#### [SOURCE MATERIAL]
## START
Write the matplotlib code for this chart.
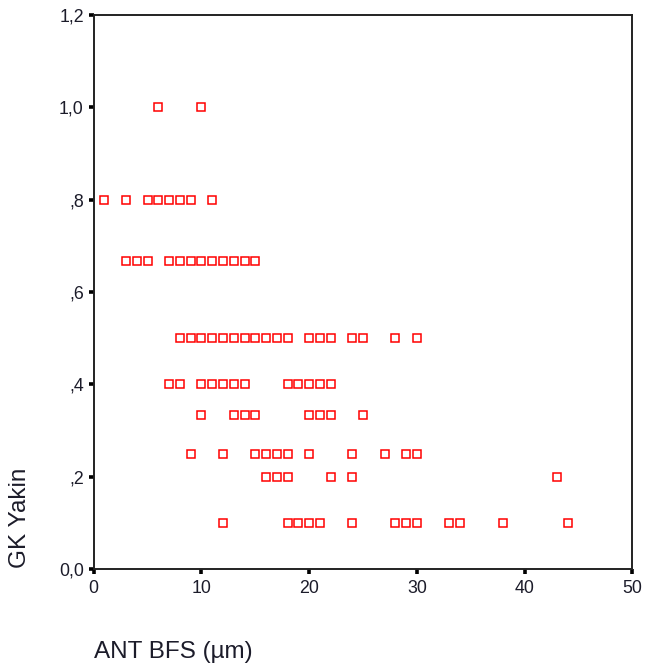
import matplotlib
matplotlib.use("Agg")
import matplotlib.pyplot as plt

# GK Yakin levels and the ANT BFS values observed at each level
y_levels = [1.0, 0.8, 2/3, 0.5, 0.4, 1/3, 0.25, 0.2, 0.1]
x_by_level = [
    [6, 10],
    [1, 3, 5, 6, 7, 8, 9, 11],
    [3, 4, 5, 7, 8, 9, 10, 11, 12, 13, 14, 15],
    [8, 9, 10, 11, 12, 13, 14, 15, 16, 17, 18, 20, 21, 22, 24, 25, 28, 30],
    [7, 8, 10, 11, 12, 13, 14, 18, 19, 20, 21, 22],
    [10, 13, 14, 15, 20, 21, 22, 25],
    [9, 12, 15, 16, 17, 18, 20, 24, 27, 29, 30],
    [16, 17, 18, 22, 24, 43],
    [12, 18, 19, 20, 21, 24, 28, 29, 30, 33, 34, 38, 44],
]

x_ticks = [0, 10, 20, 30, 40, 50]
y_ticks = [0.0, 0.2, 0.4, 0.6, 0.8, 1.0, 1.2]
y_tick_labels = ["0,0", ",2", ",4", ",6", ",8", "1,0", "1,2"]

xs, ys = [], []
for level, vals in zip(y_levels, x_by_level):
    xs.extend(vals)
    ys.extend([level] * len(vals))

plt.rcParams["font.family"] = ["Liberation Sans", "DejaVu Sans"]

W, H = 646, 671
fig = plt.figure(figsize=(W / 100, H / 100), dpi=100)
ax = fig.add_axes([93.7 / W, (H - 569) / H, (632.5 - 93.7) / W, (569 - 15) / H])

ax.plot(xs, ys, linestyle="none", marker="s", markersize=5.4,
        markerfacecolor="white", markeredgecolor="#ff0000", markeredgewidth=1.1)

ax.set_xlim(0, 50)
ax.set_ylim(0, 1.2)
ax.set_xticks(x_ticks)
ax.set_xticklabels([str(t) for t in x_ticks])
ax.set_yticks(y_ticks)
ax.set_yticklabels(y_tick_labels)

for s in ax.spines.values():
    s.set_linewidth(1.4)
    s.set_color("#222222")

ax.tick_params(axis="both", direction="out", length=3.6, width=2.6,
               color="black", labelsize=12.8, labelcolor="#1c1c2a")
ax.tick_params(axis="y", pad=3.5)
ax.tick_params(axis="x", pad=4.5)

fig.text(20 / W, (H - 568) / H, "GK Yakin", rotation=90, ha="center",
         va="bottom", fontsize=17.5, color="#1c1c2a")
fig.text(94 / W, (H - 658) / H, "ANT BFS (µm)", ha="left", va="baseline",
         fontsize=17.5, color="#1c1c2a")

fig.savefig("out.png", dpi=100)
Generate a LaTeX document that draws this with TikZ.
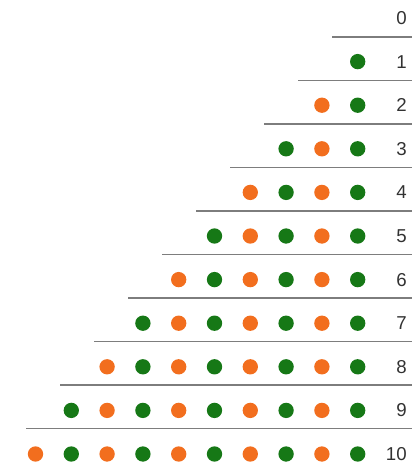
\documentclass[tikz,border=0pt]{standalone}
\usepackage{fontspec}
\setmainfont{Liberation Sans}
\definecolor{dotgreen}{RGB}{22,120,22}
\definecolor{dotorange}{RGB}{242,110,30}
\definecolor{rulegray}{RGB}{125,125,125}
\definecolor{labelgray}{RGB}{50,50,50}
\begin{document}
\begin{tikzpicture}[x=0.75pt,y=-0.75pt,
  dot/.style={circle,inner sep=0pt,minimum size=11.5pt,draw=none},
  rowlabel/.style={anchor=east,inner sep=0pt,text=labelgray,font=\fontsize{14}{16}\selectfont},
  sep/.style={draw=rulegray,line width=1.3pt}]
\useasboundingbox (0,0) rectangle (412,469);
% separator lines
\foreach \k in {0,...,9}{
  \coordinate (s\k a) at ({332-34*\k},{37+43.5*\k});
  \coordinate (s\k b) at (412,{37+43.5*\k});
  \draw[sep] (s\k a) -- (s\k b);
}
% row labels
\foreach \k in {0,...,10}{
  \node[rowlabel] (l\k) at (407,{18+43.6*\k}) {\k};
}
% dots
\foreach \k in {1,...,10}{
  \pgfmathtruncatemacro\kk{\k-1}
  \foreach \j in {0,...,\kk}{
    \ifodd\j\def\col{dotorange}\else\def\col{dotgreen}\fi
    \node[dot,fill=\col] (d\k-\j) at ({357.7-35.8*\j},{18+43.6*\k}) {};
  }
}
\end{tikzpicture}
\end{document}
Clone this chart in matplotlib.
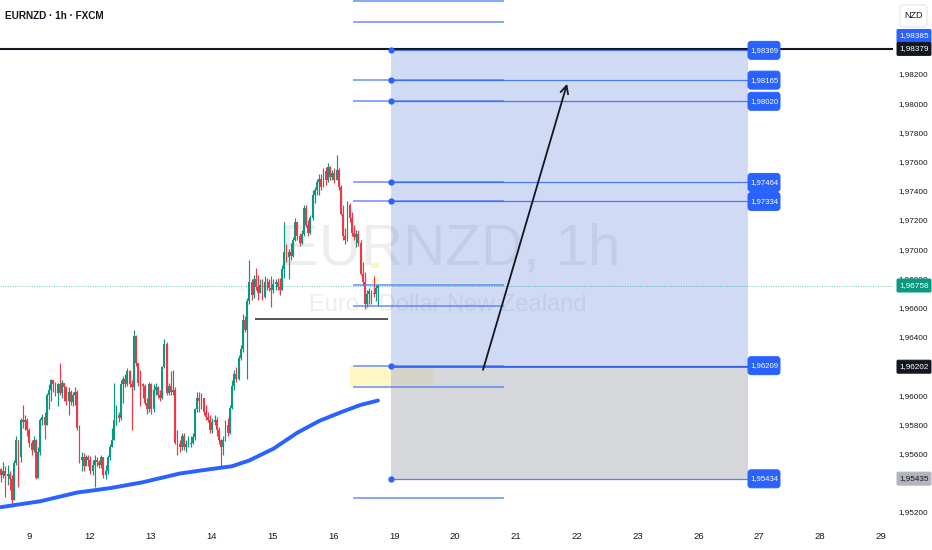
import matplotlib
matplotlib.use('Agg')
import matplotlib.pyplot as plt
import matplotlib.transforms as mtrans
from matplotlib.patches import Rectangle, FancyBboxPatch
import numpy as np

# ---------------- data ----------------
open0 = 1.9550
closes = [
1.9546, 1.9549, 1.9545, 1.9547, 1.9543, 1.9529, 1.9554, 1.9570, 1.9558, 1.9584,
1.9582, 1.9584, 1.9577, 1.9568, 1.9563, 1.9570, 1.9544, 1.9562, 1.9584, 1.9586,
1.9580, 1.9601, 1.9604, 1.9611, 1.9608, 1.9602, 1.9608, 1.9602, 1.9609, 1.9606,
1.9597, 1.9603, 1.9596, 1.9601, 1.9603, 1.9578, 1.9556, 1.9558, 1.9552, 1.9558,
1.9556, 1.9549, 1.9553, 1.9556, 1.9555, 1.9553, 1.9558, 1.9546, 1.9549, 1.9558,
1.9565, 1.9570, 1.9584, 1.9587, 1.9585, 1.9608, 1.9612, 1.9608, 1.9617, 1.9608,
1.9606, 1.9641, 1.9623, 1.9609, 1.9608, 1.9607, 1.9595, 1.9591, 1.9608, 1.9591,
1.9604, 1.9606, 1.9601, 1.9599, 1.9620, 1.9636, 1.9602, 1.9607, 1.9603, 1.9604,
1.9568, 1.9567, 1.9565, 1.9573, 1.9565, 1.9567, 1.9567, 1.9568, 1.9572, 1.9591,
1.9599, 1.9597, 1.9599, 1.9589, 1.9586, 1.9584, 1.9577, 1.9582, 1.9584, 1.9577,
1.9570, 1.9565, 1.9570, 1.9580, 1.9575, 1.9592, 1.9607, 1.9615, 1.9612, 1.9626,
1.9632, 1.9652, 1.9645, 1.9665, 1.9678, 1.9669, 1.9680, 1.9675, 1.9671, 1.9676,
1.9668, 1.9678, 1.9678, 1.9674, 1.9673, 1.9677, 1.9678, 1.9675, 1.9673, 1.9687,
1.9699, 1.9695, 1.9699, 1.9696, 1.9707, 1.9719, 1.9710, 1.9705, 1.9711, 1.9729,
1.9717, 1.9712, 1.9722, 1.9738, 1.9741, 1.9747, 1.9749, 1.9743, 1.9754, 1.9748,
1.9757, 1.9750, 1.9753, 1.9748, 1.9755, 1.9743, 1.9725, 1.9710, 1.9707, 1.9731,
1.9722, 1.9712, 1.9709, 1.9711, 1.9705, 1.9684, 1.9678, 1.9663, 1.9670, 1.9672,
1.9671, 1.9670, 1.9674, 1.9676]
highs = [
1.9551, 1.9555, 1.9552, 1.9553, 1.9549, 1.9546, 1.9556, 1.9573, 1.9570, 1.9585,
1.9594, 1.9587, 1.9585, 1.9578, 1.9570, 1.9573, 1.9571, 1.9565, 1.9585, 1.9588,
1.9589, 1.9602, 1.9608, 1.9612, 1.9611, 1.9610, 1.9609, 1.9623, 1.9611, 1.9609,
1.9607, 1.9606, 1.9604, 1.9603, 1.9606, 1.9604, 1.9580, 1.9562, 1.9561, 1.9560,
1.9560, 1.9559, 1.9556, 1.9560, 1.9558, 1.9556, 1.9560, 1.9558, 1.9553, 1.9560,
1.9567, 1.9578, 1.9609, 1.9594, 1.9589, 1.9611, 1.9614, 1.9615, 1.9619, 1.9618,
1.9611, 1.9645, 1.9642, 1.9623, 1.9618, 1.9609, 1.9608, 1.9599, 1.9610, 1.9609,
1.9608, 1.9609, 1.9607, 1.9604, 1.9621, 1.9639, 1.9637, 1.9609, 1.9617, 1.9618,
1.9606, 1.9577, 1.9570, 1.9575, 1.9575, 1.9570, 1.9573, 1.9573, 1.9575, 1.9592,
1.9603, 1.9603, 1.9602, 1.9599, 1.9594, 1.9589, 1.9587, 1.9585, 1.9587, 1.9586,
1.9579, 1.9571, 1.9573, 1.9584, 1.9585, 1.9594, 1.9611, 1.9618, 1.9620, 1.9628,
1.9635, 1.9656, 1.9655, 1.9667, 1.9693, 1.9680, 1.9683, 1.9688, 1.9683, 1.9680,
1.9680, 1.9682, 1.9681, 1.9680, 1.9682, 1.9680, 1.9680, 1.9681, 1.9681, 1.9690,
1.9719, 1.9704, 1.9701, 1.9705, 1.9709, 1.9722, 1.9719, 1.9712, 1.9714, 1.9731,
1.9731, 1.9721, 1.9724, 1.9741, 1.9743, 1.9749, 1.9752, 1.9752, 1.9756, 1.9757,
1.9760, 1.9758, 1.9755, 1.9756, 1.9765, 1.9756, 1.9745, 1.9731, 1.9715, 1.9734,
1.9732, 1.9726, 1.9717, 1.9714, 1.9714, 1.9707, 1.9692, 1.9685, 1.9673, 1.9674,
1.9673, 1.9682, 1.9676, 1.9676]
lows = [
1.9541, 1.9544, 1.9531, 1.9539, 1.9536, 1.9524, 1.9529, 1.9553, 1.9538, 1.9555,
1.9578, 1.9577, 1.9573, 1.9565, 1.9560, 1.9562, 1.9543, 1.9549, 1.9560, 1.9580,
1.9571, 1.9580, 1.9591, 1.9597, 1.9603, 1.9600, 1.9593, 1.9601, 1.9599, 1.9597,
1.9594, 1.9587, 1.9594, 1.9593, 1.9594, 1.9577, 1.9554, 1.9549, 1.9549, 1.9553,
1.9552, 1.9547, 1.9546, 1.9538, 1.9552, 1.9551, 1.9551, 1.9544, 1.9543, 1.9547,
1.9556, 1.9565, 1.9570, 1.9580, 1.9582, 1.9584, 1.9595, 1.9606, 1.9607, 1.9606,
1.9577, 1.9604, 1.9621, 1.9607, 1.9593, 1.9599, 1.9594, 1.9588, 1.9589, 1.9588,
1.9589, 1.9601, 1.9599, 1.9597, 1.9598, 1.9619, 1.9601, 1.9601, 1.9601, 1.9601,
1.9567, 1.9560, 1.9562, 1.9563, 1.9563, 1.9562, 1.9565, 1.9565, 1.9567, 1.9570,
1.9589, 1.9589, 1.9591, 1.9587, 1.9584, 1.9582, 1.9575, 1.9575, 1.9580, 1.9573,
1.9567, 1.9552, 1.9560, 1.9569, 1.9573, 1.9574, 1.9591, 1.9604, 1.9610, 1.9611,
1.9625, 1.9630, 1.9644, 1.9612, 1.9663, 1.9666, 1.9667, 1.9673, 1.9666, 1.9671,
1.9666, 1.9667, 1.9673, 1.9672, 1.9661, 1.9671, 1.9673, 1.9673, 1.9669, 1.9673,
1.9681, 1.9692, 1.9680, 1.9693, 1.9695, 1.9706, 1.9707, 1.9703, 1.9704, 1.9710,
1.9716, 1.9710, 1.9711, 1.9721, 1.9732, 1.9738, 1.9738, 1.9741, 1.9743, 1.9745,
1.9747, 1.9748, 1.9748, 1.9746, 1.9748, 1.9741, 1.9724, 1.9707, 1.9704, 1.9706,
1.9719, 1.9710, 1.9707, 1.9702, 1.9703, 1.9683, 1.9676, 1.9660, 1.9661, 1.9663,
1.9663, 1.9668, 1.9665, 1.9662]

# moving average (bar index, value)
ma_bar = [0, 18, 35, 50, 65, 82, 96, 106, 114, 125, 136, 146, 156, 165, 173]
ma_val = [1.9524, 1.9528, 1.9534, 1.9537, 1.9541, 1.9547, 1.9550, 1.9552,
          1.9556, 1.9564, 1.9575, 1.9583, 1.9589, 1.9594, 1.9597]

day_labels = ['9', '12', '13', '14', '15', '16', '19', '20', '21', '22', '23',
              '26', '27', '28', '29']

# long-position tool
pos_start, pos_end = 179.0, 342.8
pos_target = 1.98369
pos_entry = 1.96209
pos_stop = 1.95434
entry_line = 1.96202
level_prices = [1.98369, 1.98165, 1.98020, 1.97464, 1.97334, 1.96209, 1.95434]

# fib-like levels
fib_start, fib_end = 161.5, 230.8
fib_prices = [1.9871, 1.9856, 1.98165, 1.98020, 1.97464, 1.97334, 1.9676,
              1.9662, 1.96209, 1.9606, 1.9530]

# other drawings
support_price, support_start, support_end = 1.96529, 116.6, 177.6
zone_x, zone_y = (160.2, 198.3), (1.9606, 1.96209)
small_zones = [((169.8, 173.5), (1.9688, 1.9691)), ((169.8, 173.5), (1.9677, 1.9680))]
arrow_from = (221.2, 1.9618)
arrow_to = (259.8, 1.9814)
top_line = 1.98379
last_price = 1.96758

axis_marks = [  # value, background, text colour, px shift up
    (1.98385, '#2962ff', 'white', 12),
    (1.98379, '#131722', 'white', 0),
    (1.96758, '#089981', 'white', 0),
    (1.96202, '#131722', 'white', 0),
    (1.95435, '#b2b5be', '#131722', 0),
]

# ---------------- style ----------------
plt.rcParams['font.family'] = ['Liberation Sans', 'DejaVu Sans']
fs_axis, fs_tick, fs_box, fs_title = 5.9, 6.8, 5.6, 7.2
fs_wm1, fs_wm2 = 42, 17
TXT = '#131722'
UP, DN = '#089981', '#f23645'
BLUE = '#2962ff'

# ---------------- figure ----------------
W, H = 932, 550
fig = plt.figure(figsize=(W / 100, H / 100), dpi=100)
fig.patch.set_facecolor('white')
AX_R, AX_B = 893, 522
ax = fig.add_axes([0, 1 - AX_B / H, AX_R / W, AX_B / H])
Y_TOP, Y_BOT = 1.98714, 1.95138
PPX = (Y_TOP - Y_BOT) / AX_B          # price per pixel
PX_PER_BAR, X0PX = 2.179, 1.0
def px2x(px):
    return (px - X0PX) / PX_PER_BAR
def price2py(p):                      # pixel row from top
    return (Y_TOP - p) / PPX
ax.set_xlim(px2x(0), px2x(AX_R))
ax.set_ylim(Y_BOT, Y_TOP)
for s in ax.spines.values():
    s.set_visible(False)
ax.set_yticks([])
tick_pos = [px2x(29 + 60.857 * k) for k in range(len(day_labels))]
ax.set_xticks(tick_pos)
ax.set_xticklabels(day_labels)
ax.tick_params(axis='x', length=0, pad=7, labelsize=fs_tick, labelcolor=TXT)

IDT = mtrans.IdentityTransform()
def pix_label(cx, cy_top, w, h, text, fc, fg, r, fs, z, ec=None):
    """box of fixed pixel size; cy_top measured from the top of the figure"""
    cy = H - cy_top
    box = FancyBboxPatch((cx - w / 2, cy - h / 2), w, h,
                         boxstyle=f'round,pad=0,rounding_size={r}',
                         transform=IDT, fc=fc, ec=(ec or fc), lw=0.7, zorder=z)
    fig.add_artist(box)
    fig.text(cx, cy, text, transform=IDT, ha='center', va='center',
             fontsize=fs, color=fg, zorder=z + 0.1)

# watermark
ax.text(px2x(450), Y_TOP - 265 * PPX, 'EURNZD, 1h', ha='center', va='baseline',
        fontsize=fs_wm1, color='#787b86', alpha=0.13, zorder=0)
ax.text(px2x(448), Y_TOP - 311 * PPX, 'Euro / Dollar New Zealand', ha='center',
        va='baseline', fontsize=fs_wm2, color='#787b86', alpha=0.13, zorder=0)

# candles
n = min(len(closes), len(highs), len(lows))
c = np.array(closes[:n])
o = np.array([open0] + closes[:n - 1])
hi = np.maximum(np.array(highs[:n]), np.maximum(o, c))
lo = np.minimum(np.array(lows[:n]), np.minimum(o, c))
xb = np.arange(n)
cols = np.where(c >= o, UP, DN)
ax.vlines(xb, lo, hi, colors=cols, lw=0.85, zorder=5)
ax.bar(xb, np.maximum(np.abs(c - o), 0.7 * PPX), bottom=np.minimum(o, c), width=0.85,
       color=cols, linewidth=0, zorder=6)

# moving average
ax.plot(ma_bar, ma_val, color=BLUE, lw=2.8, solid_capstyle='round',
        solid_joinstyle='round', zorder=7)

# lines
ax.axhline(top_line, color=TXT, lw=1.5, zorder=8)
ax.axhline(last_price, color=UP, lw=0.7, ls=(0, (1, 1.5)), alpha=0.6, zorder=4)
ax.hlines(support_price, support_start, support_end, color='#434651', lw=1.3, zorder=8)

# position tool
ax.add_patch(Rectangle((pos_start, pos_entry), pos_end - pos_start, pos_target - pos_entry,
                       facecolor=(71 / 255, 111 / 255, 215 / 255), alpha=0.25, lw=0, zorder=2))
ax.add_patch(Rectangle((zone_x[0], zone_y[0]), zone_x[1] - zone_x[0], zone_y[1] - zone_y[0],
                       facecolor='#fff7c6', lw=0, zorder=1.5))
ax.add_patch(Rectangle((pos_start, pos_stop), pos_end - pos_start, pos_entry - pos_stop,
                       facecolor=(196 / 255, 198 / 255, 205 / 255), alpha=0.7, lw=0, zorder=2))
for (zx, zy) in small_zones:
    ax.add_patch(Rectangle((zx[0], zy[0]), zx[1] - zx[0], zy[1] - zy[0],
                           facecolor='#fff3b0', alpha=0.8, lw=0, zorder=4))
ax.hlines(entry_line, pos_start, pos_end, color='#5d606b', lw=1.2, zorder=8)

# fib lines
ax.hlines(fib_prices, fib_start, fib_end, color='#4d7cf5', lw=1.1, alpha=0.85, zorder=8)
# level lines with dots and labels
ax.hlines(level_prices, pos_start, pos_end, color=BLUE, lw=0.9, alpha=0.8, zorder=8)
ax.plot([pos_start] * len(level_prices), level_prices, 'o', color=BLUE, ms=3.5, zorder=9)
for p in level_prices:
    pix_label(764, price2py(p), 32, 18, f'{p:.5f}'.replace('.', ','), BLUE, 'white',
              3, fs_box, 10)

# arrow
ax.annotate('', xy=arrow_to, xytext=arrow_from,
            arrowprops=dict(arrowstyle='->', color=TXT, lw=1.3, mutation_scale=14,
                            shrinkA=0, shrinkB=0), zorder=9)

# right price axis
trans = mtrans.blended_transform_factory(fig.transFigure, ax.transData)
xa = 913 / W
for t in np.arange(1.952, 1.98201, 0.002):
    if abs(t - 1.962) < 1e-6 or abs(t - 1.954) < 1e-6:
        continue
    ax.text(xa, t, f'{t:.5f}'.replace('.', ','), transform=trans, ha='center', va='center',
            fontsize=fs_axis, color=TXT, zorder=10)
for val, bg, fg, shift in axis_marks:
    pix_label(914, price2py(val) - shift, 34, 13, f'{val:.5f}'.replace('.', ','), bg, fg,
              1, fs_axis, 11)
pix_label(913.5, 16, 27, 22, 'NZD', 'white', TXT, 3, fs_axis + 0.6, 11, ec='#e0e3eb')

# title
fig.text(5 / W, 1 - 16 / H, 'EURNZD · 1h · FXCM', ha='left', va='center',
         fontsize=fs_title, fontweight='bold', color=TXT)

fig.savefig('out.png', dpi=100, facecolor='white')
## END
#### [THE EXERCISE]
Only the lines from the one with "Clone this chart in matplotlib." through the one with "import numpy as np", both included, go in the copy, exactly as written. Leave the pictures behind.

#### [RESULT BELOW]
Clone this chart in matplotlib.
import matplotlib
matplotlib.use('Agg')
import matplotlib.pyplot as plt
import matplotlib.transforms as mtrans
from matplotlib.patches import Rectangle, FancyBboxPatch
import numpy as np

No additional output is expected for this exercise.